La ciudad de Barcelona viene siendo desde hace ya años escenario de una serie de noticias llamadas “de sucesos”, especialmente impactantes, que no siempre son analizadas por los periodistas; no digamos ya relacionadas entre sí, con la perspectiva de la política nacional.
Fue la grabación de la cámara de seguridad de un cajero emitida en el telediario el año 2005, y, por cierto, en días cercanos a la Navidad, la que nos permitió “contemplar” atónitos cómo varios individuos jóvenes y despersonalizados quemaban viva a una mendiga después de golpearla e insultarla. Entonces, nadie o casi nadie pudo vincular semejante crimen con la ciudad en la que tenía lugar, puesto que actos de barbarie semejantes podrían suceder en cualquier ciudad del mundo.
La última grabación de un acto de “violencia gratuita” ocurrió hace apenas un mes. En ella, una joven tranquilamente sentada en un vagón de metro era agredida de forma brutal, recibiendo patadas y puñetazos de un individuo igualmente despersonalizado, reconocido gracias a la videovigilancia. Este último caso tuvo incluso repercusión internacional debido a la nacionalidad ecuatoriana de la víctima, y en esta ocasión sí se utilizaron razones políticas para explicarla: “racismo contra el inmigrante”.
Pues bien, queremos poner en la línea de estos “sucesos” la reciente noticia relativa a la red de clínicas abortistas según la cual, con el consentimiento e implicación de la Generalitat, se ha venido “interrumpiendo el embarazo” -dicho en lenguaje políticamente correcto- de fetos de hasta ocho meses de edad.

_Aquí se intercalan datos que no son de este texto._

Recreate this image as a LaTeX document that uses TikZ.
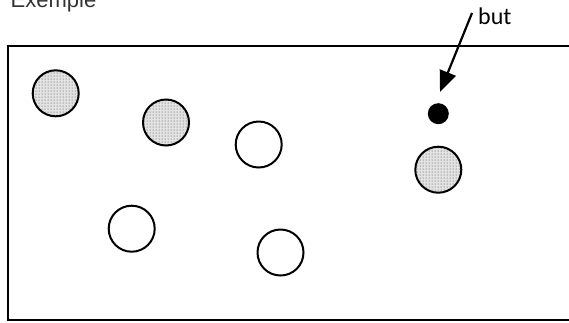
\documentclass[tikz,border=0pt]{standalone}
\usepackage{fontspec}
\setmainfont{Liberation Sans}
\newfontfamily\butfont{Carlito}
\usetikzlibrary{patterns,arrows.meta}
\begin{document}
\begin{tikzpicture}[x=1pt,y=-1pt,
  ball/.style={circle,draw=black,line width=2pt,minimum size=46pt,inner sep=0pt},
  shaded/.style={ball,preaction={fill=gray!22},pattern=dots,pattern color=black!75},
  open/.style={ball,fill=white},
  goal/.style={circle,fill=black,minimum size=21pt,inner sep=0pt},
  lbl/.style={inner sep=0pt,anchor=base west}]
\useasboundingbox (0,0) rectangle (569,322);
\draw[line width=2.4pt] (8,45.7) rectangle (580,320.2);
\node[lbl,text=black!80,font=\fontsize{22}{26}\selectfont] (ex) at (10.5,7.5) {Exemple};
\node[lbl,font=\butfont\fontsize{24}{28}\selectfont] (but) at (478,24) {but};
\node[shaded] (c1) at (55.7,93.3) {};
\node[shaded] (c2) at (166,122.5) {};
\node[open] (c3) at (258.7,144.5) {};
\node[open] (c4) at (131.7,228.7) {};
\node[open] (c5) at (280.5,252.5) {};
\node[shaded] (c6) at (438.3,169.7) {};
\node[goal] (dot) at (438.3,113.7) {};
\coordinate (s) at (472,13);
\coordinate (t) at (440,92);
\draw[line width=2.2pt,-{Triangle[length=21pt,width=17pt]}] (s) -- (t);
\end{tikzpicture}
\end{document}
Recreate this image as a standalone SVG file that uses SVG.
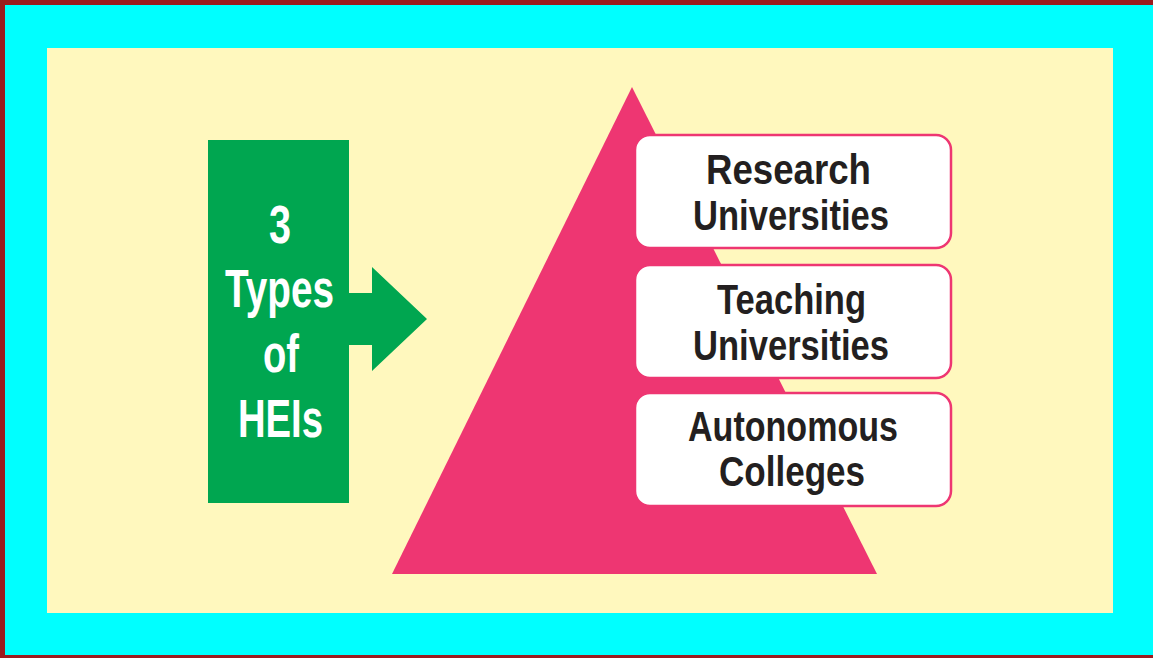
<svg xmlns="http://www.w3.org/2000/svg" width="1153" height="658" viewBox="0 0 1153 658">
<style>
.lbl{font-family:"Liberation Sans",Arial,sans-serif;font-weight:bold;text-anchor:middle}
.box{fill:#ffffff;stroke:#ee3672;stroke-width:2.5}
.dark{fill:#231f20;font-size:42px}
.white{fill:#ffffff;font-size:53px}
</style>
<rect x="0" y="0" width="1153" height="658" fill="#9b1b1e"/>
<rect x="5" y="5" width="1148" height="650" fill="#00ffff"/>
<rect x="47" y="48" width="1066" height="565" fill="#fff8be"/>
<g id="pyramid"><polygon points="632,87 877,574 392,574" fill="#ee3672"/></g>
<g id="connectors"><polygon points="348,293 372,293 372,267 427,319 372,371 372,345 348,345" fill="#00a650"/></g>
<g id="hei">
<rect x="208" y="140" width="141" height="363" fill="#00a650"/>
<text class="lbl white" x="280" y="243" textLength="22" lengthAdjust="spacingAndGlyphs">3</text>
<text class="lbl white" x="279.5" y="307" textLength="109" lengthAdjust="spacingAndGlyphs">Types</text>
<text class="lbl white" x="281" y="372" textLength="36" lengthAdjust="spacingAndGlyphs">of</text>
<text class="lbl white" x="280.5" y="437" textLength="85" lengthAdjust="spacingAndGlyphs">HEIs</text>
</g>
<g id="research">
<rect class="box" x="635" y="135" width="316" height="113" rx="15"/>
<text class="lbl dark" x="788.5" y="184" textLength="165" lengthAdjust="spacingAndGlyphs">Research</text>
<text class="lbl dark" x="791" y="230" textLength="196" lengthAdjust="spacingAndGlyphs">Universities</text>
</g>
<g id="teaching">
<rect class="box" x="635" y="265" width="316" height="113" rx="15"/>
<text class="lbl dark" x="791.5" y="314" textLength="149" lengthAdjust="spacingAndGlyphs">Teaching</text>
<text class="lbl dark" x="791" y="360" textLength="196" lengthAdjust="spacingAndGlyphs">Universities</text>
</g>
<g id="autonomous">
<rect class="box" x="635" y="393" width="316" height="113" rx="15"/>
<text class="lbl dark" x="793" y="441" textLength="210" lengthAdjust="spacingAndGlyphs">Autonomous</text>
<text class="lbl dark" x="792" y="486" textLength="146" lengthAdjust="spacingAndGlyphs">Colleges</text>
</g>
</svg>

Por lo que de la investigación se va filtrando a la prensa sobre las declaraciones de las mujeres, los psiquiatras firmaban en blanco supuestos test psicológicos sin reconocer siquiera a la paciente. Pero la ley, que permite el aborto en el supuesto del posible riesgo para la “salud mental” de la embarazada, no solamente se incumplía por el fraude de los psiquiatras, sino por saltarse con mucho el plazo de tiempo legal para el aborto, siendo este último elemento el que ha dado a la noticia sus tintes más siniestros. Esta vez, la repercusión internacional ha servido para que se investigara un delito desde hacía tiempo conocido y denunciado. La emisión en la televisión danesa de un reportaje sobre esta red de clínicas en España ha mostrado qué tipo de “servicio” prestamos a Europa.
En Barcelona, como ciudad símbolo de lo que la política nacionalista ha ido forjando durante largos años, las normas gracias a las que un individuo cualquiera se inserta como persona en programas vitales que le ponen en comunicación con el resto de conciudadanos (su lengua, su historia) están institucionalmente vetadas. No nos extrañe que unos jovenzuelos carezcan de la sindéresis suficiente para distinguir entre una persona humana y una cosa; la moral universal es un producto histórico que sólo se aprende en la escuela, y el nacionalismo, con su moral de aldehuela, está produciendo verdaderos “imbéciles morales”.
La energía que probablemente gastarán estos jóvenes en odiar a sus compatriotas, sobre todo de pertenecer a sectores sociales deprimidos, no la podrán emplear en luchar contra los políticos culpables que les vienen engañando desde que han nacido; sin embargo, sí en pegar a una inmigrante cuya lengua, el español, esa que se persigue en calles y escuelas, les hace paradójicamente iguales, rompiéndosele los esquemas de esa “superioridad cultural” que debiera haberles salvado de la marginación en la que realmente vive.
Finalmente, ¿qué puede significar que Barcelona sea el centro abortista de Europa sino el futuro que nos espera a los españoles de renunciar a nuestra identidad para ingresar de lleno en la sociedad del consumo? Un parque de vacaciones y de servicios, aunque sean hospitalarios, para que los extranjeros vengan a hacer aquí lo que no harían en sus respectivas naciones.
Ahora bien, no nos engañemos: Barcelona es sólo un símbolo; el resto de España que lo permite, cómplice culpable.